Salah satu contoh cerita yang bisa dijadikan renungan bagi pemimpin dan ulama adalah sikap berani berkorban.
Dikisahkan bahwa KH Ahmad Dahlan siang dan malam melakukan refleksi atas surat Alquran Surat At Taubah: 34-35, Surat Al Fajr: 17-23, dan Surat Al Ma’un.
Hingga memunculkan pertanyaan yang kemudian ditanyakan kepada setiap orang yang ditemuinya.
“Apakah engkau berani membuang kebiasaan mencintai harta benda? Beranikah engkau menjalankan agama Islam dengan sesungguh-sungguhnya, dengan menyerahkan harta bendamu, dirimu, di bawah perintah Allah?
Beranikah engkau mengorbankan harta bendamu kepada jalan Allah? Apakah kamu tidak akan takut akan siksa Allah di hari kiamat? Apakah tidak kamu pikirkan akibat yang akan menimpa dirimu?”.
Pertanyaan tersebut pun membuat orang yang ditanya jadi merasa malu, takut, dan segan untuk mendekati KH Ahmad Dahlan.
Menanggapi pertanyaan tersebut, murid dan sekaligus sekretaris KH Ahmad Dahlan, KRH Hadjid, bertanya “Apakah dengan syahadat dan salat yang ada padaku itu belum cukup diakui sebagai orang yang menjalankan agama?”
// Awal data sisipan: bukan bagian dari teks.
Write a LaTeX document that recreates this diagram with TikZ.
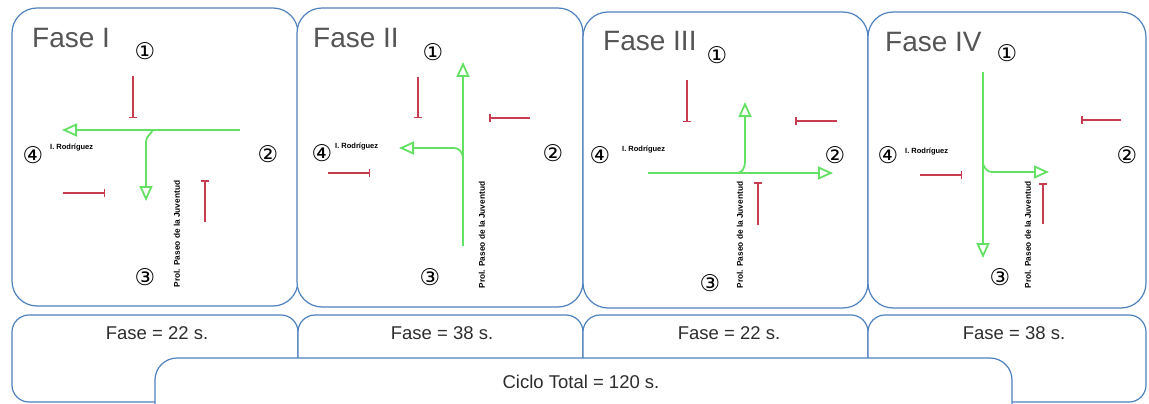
\documentclass[tikz,border=0pt]{standalone}
\usepackage{fontspec}
\setmainfont{Liberation Sans}
\newfontfamily\symfont{DejaVu Sans}
\usetikzlibrary{arrows.meta}
\definecolor{framec}{RGB}{79,129,189}
\definecolor{grn}{RGB}{100,225,100}
\definecolor{redc}{RGB}{200,60,80}
\definecolor{txtc}{RGB}{45,45,45}
\definecolor{ttlc}{RGB}{85,85,85}
\tikzset{
  panel/.style={draw=framec,line width=1.2pt,rounded corners=25pt,fill=white},
  lowbox/.style={draw=framec,line width=1.2pt,rounded corners=17pt,fill=white},
  cyclebox/.style={draw=framec,line width=1.2pt,rounded corners=22pt,fill=white},
  garrow/.style={draw=grn,line width=1.8pt,-{Triangle[open,length=15pt,width=13pt]}},
  rbar/.style={draw=redc,line width=1.5pt,-{Bar[width=8pt]}},
  num/.style={font=\symfont\fontsize{23}{23}\selectfont,text=black,inner sep=0pt},
  street/.style={font=\bfseries\fontsize{7.5}{8}\selectfont,text=black,inner sep=0pt,anchor=west},
  avenue/.style={font=\bfseries\fontsize{8.3}{8}\selectfont,text=black,inner sep=0pt,rotate=90},
  phase/.style={font=\fontsize{28}{30}\selectfont,text=ttlc,inner sep=0pt,anchor=base west},
  dur/.style={font=\fontsize{18.5}{20}\selectfont,text=txtc,inner sep=0pt}
}
\begin{document}
\begin{tikzpicture}[x=1pt,y=-1pt]
\useasboundingbox (0,0) rectangle (1149,404);
\clip (0,0) rectangle (1149,404);
\fill[white] (0,0) rectangle (1149,404);
% top panels
\draw[panel] (12,8) rectangle (298,306);
\draw[panel] (297,8) rectangle (583,307);
\draw[panel] (583,12) rectangle (868,308);
\draw[panel] (868,12) rectangle (1146,308);
% bottom boxes
\draw[lowbox] (12,315) rectangle (298,402);
\draw[lowbox] (298,315) rectangle (583,402);
\draw[lowbox] (583,315) rectangle (868,402);
\draw[lowbox] (868,315) rectangle (1146,402);
\draw[cyclebox] (155,358) rectangle (1012,440);
\node[dur] (d1) at (157,333) {Fase = 22 s.};
\node[dur] (d2) at (442,333) {Fase = 38 s.};
\node[dur] (d3) at (729,333) {Fase = 22 s.};
\node[dur] (d4) at (1014,333) {Fase = 38 s.};
\node[dur] (ct) at (581,382) {Ciclo Total = 120 s.};
% ---------- Fase I ----------
\node[phase] (t1) at (32,48) {Fase I};
\node[num] (a1) at (145,51) {①};
\node[num] (b1) at (268,154) {②};
\node[num] (c1) at (145,277) {③};
\node[num] (e1) at (33,155) {④};
\node[street] (s1) at (50,148) {I. Rodríguez};
\node[avenue] (v1) at (177,234) {Prol. Paseo de la Juventud};
\draw[garrow] (240,130) -- (62,130);
\draw[garrow] (153,130) to[out=-120,in=90] (146,142) -- (146,201);
\draw[rbar] (133,76) -- (133,118);
\draw[rbar] (63,193) -- (105,193);
\draw[rbar] (205,222) -- (205,180);
% ---------- Fase II ----------
\node[phase] (t2) at (313,48) {Fase II};
\node[num] (a2) at (433,52) {①};
\node[num] (b2) at (553,153) {②};
\node[num] (c2) at (430,277) {③};
\node[num] (e2) at (322,153) {④};
\node[street] (s2) at (335,147) {I. Rodríguez};
\node[avenue] (v2) at (482,235) {Prol. Paseo de la Juventud};
\draw[garrow] (463,246) -- (463,62);
\draw[garrow] (463,157) to[out=100,in=0] (454,148) -- (399,148);
\draw[rbar] (418,77) -- (418,118);
\draw[rbar] (530,118) -- (489,118);
\draw[rbar] (328,173) -- (370,173);
% ---------- Fase III ----------
\node[phase] (t3) at (603,51) {Fase III};
\node[num] (a3) at (717,55) {①};
\node[num] (b3) at (835,155) {②};
\node[num] (c3) at (710,283) {③};
\node[num] (e3) at (600,155) {④};
\node[street] (s3) at (622,150) {I. Rodríguez};
\node[avenue] (v3) at (740,235) {Prol. Paseo de la Juventud};
\draw[garrow] (648,173) -- (833,173);
\draw[garrow] (737,173) to[out=0,in=-90] (745,162) -- (745,102);
\draw[rbar] (687,80) -- (687,122);
\draw[rbar] (837,121) -- (795,121);
\draw[rbar] (758,225) -- (758,182);
% ---------- Fase IV ----------
\node[phase] (t4) at (885,52) {Fase IV};
\node[num] (a4) at (1007,53) {①};
\node[num] (b4) at (1127,155) {②};
\node[num] (c4) at (1000,277) {③};
\node[num] (e4) at (888,155) {④};
\node[street] (s4) at (905,152) {I. Rodríguez};
\node[avenue] (v4) at (1028,235) {Prol. Paseo de la Juventud};
\draw[garrow] (983,72) -- (983,258);
\draw[garrow] (983,164) to[out=-70,in=180] (992,172) -- (1049,172);
\draw[rbar] (1121,120) -- (1081,120);
\draw[rbar] (920,175) -- (962,175);
\draw[rbar] (1043,224) -- (1043,183);
\end{tikzpicture}
\end{document}
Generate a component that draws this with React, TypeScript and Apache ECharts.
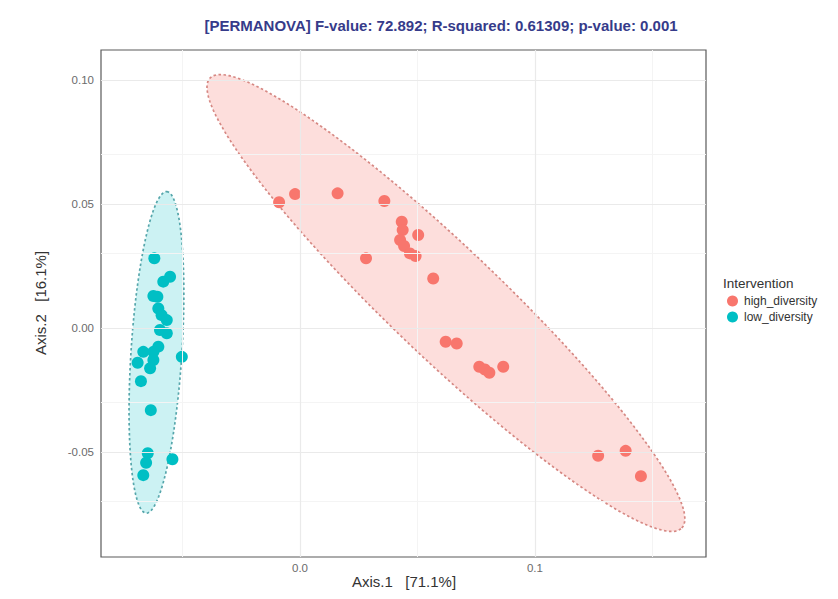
import React, { useEffect, useRef } from "react";
import * as echarts from "echarts";

const groups = ["high_diversity", "low_diversity"];
const groupColors = ["#F8766D", "#00BFC4"];

const highX = [-0.0089, -0.0021, 0.016, 0.0359, 0.0433, 0.0437, 0.0503, 0.0426, 0.0443, 0.0468, 0.0492, 0.0281, 0.0567, 0.062, 0.0667, 0.0763, 0.0787, 0.0806, 0.0865, 0.1269, 0.1386, 0.1451];
const highY = [0.0507, 0.054, 0.0543, 0.0512, 0.0429, 0.0395, 0.0375, 0.0355, 0.0331, 0.0301, 0.029, 0.0281, 0.02, -0.0055, -0.0062, -0.0156, -0.0167, -0.018, -0.0156, -0.0515, -0.0495, -0.0597];

const lowX = [-0.062, -0.0553, -0.0582, -0.0624, -0.0607, -0.0603, -0.0589, -0.0567, -0.0596, -0.0567, -0.0603, -0.0624, -0.0667, -0.0624, -0.0691, -0.0503, -0.0638, -0.0677, -0.0635, -0.0648, -0.0655, -0.0543, -0.0667];
const lowY = [0.0281, 0.0207, 0.0187, 0.0129, 0.0126, 0.0079, 0.0052, 0.0032, -0.0008, -0.0021, -0.0075, -0.0096, -0.0096, -0.0129, -0.014, -0.0116, -0.0162, -0.0214, -0.0331, -0.0505, -0.0543, -0.0529, -0.0593];

// confidence ellipses: [centerX, centerY, axis1X, axis1Y, axis2X, axis2Y]
const highEllipse = [0.0621, 0.0101, 0.1004, -0.0907, 0.0162, 0.016];
const lowEllipse = [-0.0611, -0.0098, 0.0044, 0.0648, 0.0108, -0.0007];

const xRange = [-0.0847, 0.1728];
const yRange = [-0.0923, 0.1121];
const xTicks = [0, 0.1];
const xTickLabels = ["0.0", "0.1"];
const yTicks = [-0.05, 0, 0.05, 0.1];
const yTickLabels = ["-0.05", "0.00", "0.05", "0.10"];
const xMinor = [-0.05, 0.05, 0.15];
const yMinor = [-0.075, -0.025, 0.025, 0.075];

const titleText = "[PERMANOVA] F-value: 72.892; R-squared: 0.61309; p-value: 0.001";
const xName = "Axis.1   [71.1%]";
const yName = "Axis.2   [16.1%]";
const legendTitle = "Intervention";

const FONT = "Liberation Sans, Arial, sans-serif";

function ellipseSeries(name: string, params: number[], fill: string, stroke: string) {
  return {
    name,
    type: "custom",
    z: 2,
    silent: true,
    data: [params],
    encode: { x: 0, y: 1 },
    renderItem: (_p: any, api: any) => {
      const cx = api.value(0), cy = api.value(1), ux = api.value(2), uy = api.value(3), vx = api.value(4), vy = api.value(5);
      const pts: number[][] = [];
      const n = 160;
      for (let i = 0; i < n; i++) {
        const t = (i / n) * Math.PI * 2;
        pts.push(api.coord([cx + ux * Math.cos(t) + vx * Math.sin(t), cy + uy * Math.cos(t) + vy * Math.sin(t)]));
      }
      return {
        type: "polygon",
        shape: { points: pts },
        style: { fill, stroke, lineWidth: 1.7, lineDash: [2.5, 2.5] },
      };
    },
  };
}

export default function App() {
  const ref = useRef<HTMLDivElement>(null);
  useEffect(() => {
    if (!ref.current) return;
    const chart = echarts.init(ref.current, undefined, { renderer: "svg" });
    const lblX = (v: number) => {
      const i = xTicks.findIndex((t) => Math.abs(t - v) < 1e-9);
      return i >= 0 ? xTickLabels[i] : "";
    };
    const lblY = (v: number) => {
      const i = yTicks.findIndex((t) => Math.abs(t - v) < 1e-9);
      return i >= 0 ? yTickLabels[i] : "";
    };
    chart.setOption({
      animation: false,
      backgroundColor: "#ffffff",
      textStyle: { fontFamily: FONT },
      grid: {
        left: 101,
        top: 50,
        right: 132,
        bottom: 42,
        show: true,
        borderColor: "#5a5a5a",
        borderWidth: 1.2,
        backgroundColor: "#ffffff",
        z: 0,
      },
      xAxis: {
        type: "value",
        min: xRange[0],
        max: xRange[1],
        axisLine: { show: false },
        splitLine: { show: false },
        axisTick: { show: true, customValues: xTicks, length: 4, lineStyle: { color: "#5a5a5a" } },
        axisLabel: { customValues: xTicks, formatter: lblX, color: "#6b6b6b", fontSize: 11.5, margin: 5, fontFamily: FONT },
      },
      yAxis: {
        type: "value",
        min: yRange[0],
        max: yRange[1],
        axisLine: { show: false },
        splitLine: { show: false },
        axisTick: { show: true, customValues: yTicks, length: 4, lineStyle: { color: "#5a5a5a" } },
        axisLabel: { customValues: yTicks, formatter: lblY, color: "#6b6b6b", fontSize: 11.5, margin: 7, fontFamily: FONT },
      },
      legend: {
        data: groups,
        orient: "vertical",
        left: 722,
        top: 290,
        icon: "circle",
        itemWidth: 11,
        itemHeight: 11,
        itemGap: 4,
        textStyle: { fontSize: 12, color: "#333", fontFamily: FONT, padding: [0, 0, 0, 1] },
      },
      graphic: [
        {
          type: "text",
          x: 441,
          y: 25,
          style: { text: titleText, fill: "#363b8a", font: `bold 15px ${FONT}`, textAlign: "center", textVerticalAlign: "middle" },
        },
        {
          type: "text",
          x: 404,
          y: 581,
          style: { text: xName, fill: "#333", font: `15px ${FONT}`, textAlign: "center", textVerticalAlign: "middle" },
        },
        {
          type: "text",
          x: 40,
          y: 303,
          rotation: Math.PI / 2,
          style: { text: yName, fill: "#333", font: `15px ${FONT}`, textAlign: "center", textVerticalAlign: "middle" },
        },
        {
          type: "text",
          x: 723,
          y: 283,
          style: { text: legendTitle, fill: "#333", font: `13.5px ${FONT}`, textAlign: "left", textVerticalAlign: "middle" },
        },
      ],
      series: [
        {
          name: "grid-lines",
          type: "line",
          z: 1,
          data: [],
          silent: true,
          markLine: {
            silent: true,
            symbol: "none",
            label: { show: false },
            animation: false,
            data: [
              ...xMinor.map((v) => ({ xAxis: v, lineStyle: { color: "#f4f4f4", width: 1, type: "solid" } })),
              ...yMinor.map((v) => ({ yAxis: v, lineStyle: { color: "#f4f4f4", width: 1, type: "solid" } })),
              ...xTicks.map((v) => ({ xAxis: v, lineStyle: { color: "#eaeaea", width: 1.2, type: "solid" } })),
              ...yTicks.map((v) => ({ yAxis: v, lineStyle: { color: "#eaeaea", width: 1.2, type: "solid" } })),
            ],
          },
        },
        ellipseSeries("high_diversity ellipse", highEllipse, "rgba(248,118,109,0.24)", "#d68883"),
        ellipseSeries("low_diversity ellipse", lowEllipse, "rgba(0,191,196,0.2)", "#56a6ab"),
        {
          name: groups[0],
          type: "scatter",
          z: 3,
          symbolSize: 12,
          itemStyle: { color: groupColors[0], opacity: 1 },
          data: highX.map((x, i) => [x, highY[i]]),
        },
        {
          name: groups[1],
          type: "scatter",
          z: 3,
          symbolSize: 12,
          itemStyle: { color: groupColors[1], opacity: 1 },
          data: lowX.map((x, i) => [x, lowY[i]]),
        },
      ],
    });
    return () => chart.dispose();
  }, []);
  return <div ref={ref} style={{ position: "fixed", left: 0, top: 0, width: 838, height: 599 }} />;
}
KH Ahmad Dahlan menjawab, “Cobalah kau pikirkan dengan sungguh-sungguh surah Al Ma’un.” Dan implementasi Alquran Surat Al Ma’un ini dipraktikkan dan diajarkan kepada para muridnya seperti yang sudah secara populer dikisahkan:
Setiap Kuliah Subuh, berulang kali Kiai mengajarkan tafsir Surah Al Ma’un, hingga berhari-hari tidak ditambah-tambah.
“Kiai! Mengapa pelajarannya tidak ditambah-tambah?,” Pak H. Suja’ bertanya.
“Apa kamu sudah mengerti betul?” tanya beliau pula.
“Kami sudah hafal semua, Kiai,” jawab Pak Suja’.
“Kalau sudah hafal apa sudah diamalkan?” tanya Kiai.
“Apanya yang diamalkan? Bukankah Surat Al Ma’un, berulang kali kami baca untuk rangkapan Fatihah di kala kami Salat?,” jawab pak Suja’.
“Bukan itu yang saya maksudkan. Diamalkan, artinya dipraktikkan, dikerjakan! Rupanya saudara-saudara belum mengamalkan surat Al Ma’un.